Combines are starting to roll again this week, with high hopes of making good progress with a more settled spell being forecast for the Bank Holiday weekend.
Especially with the wheat harvest just starting in the North, which has seen more than its fair share of wet weather in recent days.
With the barley harvest almost done and wheat on the horizon, harvest has been very stop start, according to Andrew Gloag at Busby House Farm, Stokesley.
“It has been a challenge so far and hard work compared with last year,” he says.
Having just completed 405ha of the hybrid barley Bazooka and conventional variety Funky, Mr Gloag is delighted with yields of 9.9t/ha.
However, 229mm of rain in the past three months meant there has been problems with germination, and specific weights are a touch low at 60-61kg/hl.
The wet weather has also flattened Mr Gloag’s oilseed rape in areas, reducing yields to 3.9t/ha.
Next on the agenda is 81ha of Gleam and Shabras wheat – which he hopes will reach 9.9t/ha – and 121ha of oats.
“Elements of it have gone down, which will be a challenge to cut, but it is just going to be one of those seasons,” he says.
Other local farmers are hoping to start wheat in the next day or two.
Gary Bright at Grainco also says the wheat harvest is just beginning in the North, with the first farms combining on Monday (19 August).
“Barley and oilseed rape yields are good, but farmers are panicky because of the weather.
“Hopefully, with the better 10-day outlook, it will be all go.”
Further south, it has been a busy time for Dan Murphy at Woldgrain.
“The past two weeks have been extremely challenging; getting the sheer tonnage in and dried and keeping up with modern-day combines,” he explains.
The store had taken in 41,000t so far – 12,500t of oilseed rape, 11,000t of feed barley, 9,000t of malting barley and the remainder being wheat.
“Oilseed rape tonnage is down on expectations this year due to the weather, pigeons and a massive flea beetle problem,” he says.
“However, it has been a very busy year for winter feed barley, with some yields being exceptional and much higher than expected.”
Climate change is putting a strain on growers and stores alike, says Mr Murphy.
“There is an ongoing trend of having more weather extremes, and there is not much we can do to adapt.”
He says it is creating a financial challenge for growers and a logistical challenge for stores.
“Last year, we took 82,000t and dried 153t.
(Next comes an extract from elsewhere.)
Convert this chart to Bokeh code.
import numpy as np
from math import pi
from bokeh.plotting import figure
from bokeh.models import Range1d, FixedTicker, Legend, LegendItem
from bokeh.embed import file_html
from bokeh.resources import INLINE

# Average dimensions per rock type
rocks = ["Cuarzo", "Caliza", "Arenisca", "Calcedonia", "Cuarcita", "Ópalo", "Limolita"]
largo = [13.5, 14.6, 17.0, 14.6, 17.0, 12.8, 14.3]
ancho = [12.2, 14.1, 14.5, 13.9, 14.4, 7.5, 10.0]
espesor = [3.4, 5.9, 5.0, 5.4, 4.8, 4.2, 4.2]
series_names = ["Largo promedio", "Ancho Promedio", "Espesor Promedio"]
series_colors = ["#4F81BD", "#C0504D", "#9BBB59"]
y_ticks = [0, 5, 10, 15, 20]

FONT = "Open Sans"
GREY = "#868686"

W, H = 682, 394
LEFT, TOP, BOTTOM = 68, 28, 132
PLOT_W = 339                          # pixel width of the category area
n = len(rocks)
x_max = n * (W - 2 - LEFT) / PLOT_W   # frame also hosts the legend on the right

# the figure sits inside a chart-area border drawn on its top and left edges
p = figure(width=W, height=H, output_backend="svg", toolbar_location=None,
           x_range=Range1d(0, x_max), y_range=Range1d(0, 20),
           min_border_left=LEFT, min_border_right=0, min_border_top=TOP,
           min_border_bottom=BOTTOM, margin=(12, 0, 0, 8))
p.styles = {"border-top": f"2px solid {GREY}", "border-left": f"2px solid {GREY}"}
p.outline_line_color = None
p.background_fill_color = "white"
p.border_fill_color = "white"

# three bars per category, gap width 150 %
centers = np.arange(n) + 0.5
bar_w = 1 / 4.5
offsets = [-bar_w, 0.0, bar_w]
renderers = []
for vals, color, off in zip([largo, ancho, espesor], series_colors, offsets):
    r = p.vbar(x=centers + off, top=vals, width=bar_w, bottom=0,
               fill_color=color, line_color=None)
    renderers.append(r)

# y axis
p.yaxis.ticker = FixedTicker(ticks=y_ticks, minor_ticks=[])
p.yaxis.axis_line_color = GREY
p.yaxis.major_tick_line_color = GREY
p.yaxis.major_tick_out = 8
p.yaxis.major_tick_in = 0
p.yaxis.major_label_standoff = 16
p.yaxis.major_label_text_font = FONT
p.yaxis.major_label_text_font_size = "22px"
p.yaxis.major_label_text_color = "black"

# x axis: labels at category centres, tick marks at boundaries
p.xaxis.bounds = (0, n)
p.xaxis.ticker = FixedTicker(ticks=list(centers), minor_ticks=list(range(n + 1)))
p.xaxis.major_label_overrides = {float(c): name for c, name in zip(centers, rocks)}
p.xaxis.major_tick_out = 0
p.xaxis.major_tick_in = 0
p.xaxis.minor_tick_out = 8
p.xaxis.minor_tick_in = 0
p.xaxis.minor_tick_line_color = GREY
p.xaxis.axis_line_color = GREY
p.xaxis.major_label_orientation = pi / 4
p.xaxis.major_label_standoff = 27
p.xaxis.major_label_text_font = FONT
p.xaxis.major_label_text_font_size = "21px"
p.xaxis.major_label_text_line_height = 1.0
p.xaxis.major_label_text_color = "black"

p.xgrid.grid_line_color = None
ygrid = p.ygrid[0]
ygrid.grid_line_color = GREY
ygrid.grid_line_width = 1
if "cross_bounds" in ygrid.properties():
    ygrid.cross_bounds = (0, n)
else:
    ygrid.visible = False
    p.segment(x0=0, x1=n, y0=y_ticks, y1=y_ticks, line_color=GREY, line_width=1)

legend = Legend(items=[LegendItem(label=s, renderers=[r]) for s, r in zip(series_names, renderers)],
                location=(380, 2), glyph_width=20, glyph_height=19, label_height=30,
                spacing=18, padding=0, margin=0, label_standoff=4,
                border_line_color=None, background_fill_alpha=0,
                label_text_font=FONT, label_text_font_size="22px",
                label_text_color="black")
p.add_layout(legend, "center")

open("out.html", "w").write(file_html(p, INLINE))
Currently, we are close to halfway through harvest, having taken 41,000t and we have had to dry 487t.
“We’ve had to purchase 60,000 litres of kerosene to get through the upcoming bank holiday weekend, which is an added cost for growers to deal with.”
It is a similar story in Devon, where the barley harvest is almost complete, with above-average quality, according to Duncan Lyon at Devon Grain.
“The combines are just starting to roll again here now. We have only had 20% of the wheat that we were expecting – the store is only 50% full and last year we had nearly finished harvest,” he says.
Wheat was now entering the store at 17-18% moisture.
“The wet weather usually causes the quality to drop off, however, so far it has been encouraging.
“There is a long way to go before we see a problem.”
Despite the catchy weather, harvest is in full swing in Cambridgeshire, with Camgrain intaking up to 20,000t/day across its stores.
“It is very different to last year,” says the firm’s Philip Darke.
“The barley is coming in fine, however, the nitrogen is not as high as last year.”
Wheat was yielding well, with good yields so far, he adds.